I have always said that Woody Allen, who is my favorite filmmaker and essentially my idol in terms of cinema, would never switch over to digital filmmaking. I say this not because he's better than anybody else, but because I know his method of working well. In a world driven by technology and convenience, he still writes his screenplays (one per year) on a typewriter. I don't see him switching over to digital and I always felt like he would keep shooting on film and retire with the format, especially considering that he is so late in his career. I have discovered, however, that he is considering the switch to some degree. In a recent interview, Woody Allen said the following...

“I can only say that I’m slow to change, and I’ve just now made a digital intermediate on my last picture [Midnight in Paris, a 2011 release] for the first time—a film I shot with Darius Khondji [ASC]. I know how to work the old way, and you can make some pretty lovely looking pictures that way, so I’m waiting to see now if working this new way adds anything, subtracts, or is a wash. Don’t forget, my films rarely have any special effects in them, or other kinds of stories that profit from the magic that digital work can do, and I personally have never seen the need to move forward. But it may turn out that the positives of going digital will prove beneficial, even to me.”

So, what do I think and how do I feel?

I don't want Woody Allen to switch from film to digital. I know, more than anybody else, that digital cinema is essentially as aesthetically pleasing as film is. I can't even tell the difference anymore, on certain occasions. In fact, almost all theaters around us now have switched completely over to digital screenings. I know the switch is inevitable, but I wish Woody Allen would continue until he was finally done with his career. I suppose, in a sense, having him still shoot on film keeps film that much more alive, because when he makes the switch, then film is completely dead. The birth of cinema, over a hundred of years ago, supplied us with celluloid, actual film where exposed light spilled onto the negative and chemically created an image. In today's world, and in the world I have to live in, the switch has been made. The switch has been made to digital, with a process that uses sensors to create images. The magic has been replaced.
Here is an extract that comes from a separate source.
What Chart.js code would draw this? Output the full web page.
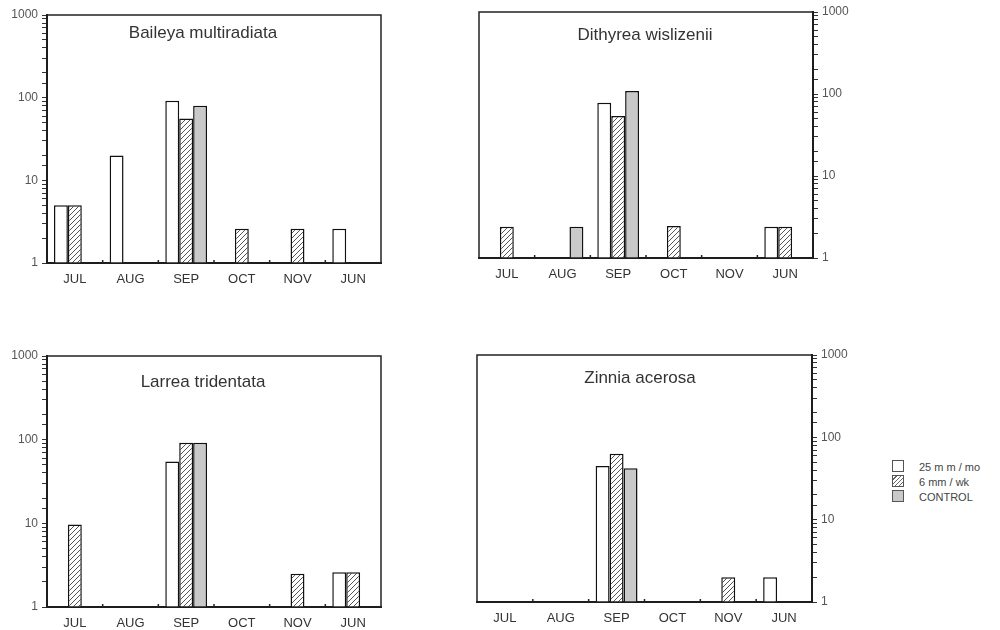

I do think, however, that if Woody Allen makes the switch it will be purely beneficial to his career. It's tough to finance any kind of film now, especially a film of his kind, so digital filmmaking will allow him more freedom in his budget. This doesn't mean Woody Allen will be making films in any different of a way, but rather that it will be less expensive for him to make his films. This, in and of itself, translates to potentially better films and more freedom.

I can't change my mind when I think about film and digital. I know that digital is on par with film now, and I know this doesn't mean our films will look any less than they already do. I simply wish I lived and made films in a time when we were actually participating in the foundations of cinema. I saw The Purple Rose of Cairo (1985) for the first time tonight, a film by Woody Allen, in which the relationship between the audience and the cinema is explored. It's a beautiful film, which is the reason why I began thinking of this topic to begin with. There are a handful of theaters around town that I frequent where I can hear the projector in the dark. I can hear the images being projected and sometimes I see them break, or jump, or burn off the screen. I love the way film looks on the screen and I love seeing the age of a film with its print. There's nothing I can do or say, but still believe in the magic, because believing in something is essentially all that's required for it to stay alive. In the hands of a talented director and cinematographer, the switch will never be made noticeable.

The magic of cinema is still lost, friends, because the illusion that the images on the screen are actually moving no longer exists. The audience is no longer sitting in the dark and watching 24 frames flicker onto the screen per second. I will, however, always feel like Cecilia (Mia Farrow) when sitting in a theater, film or digital, because the reason why I'm there is to fall in love.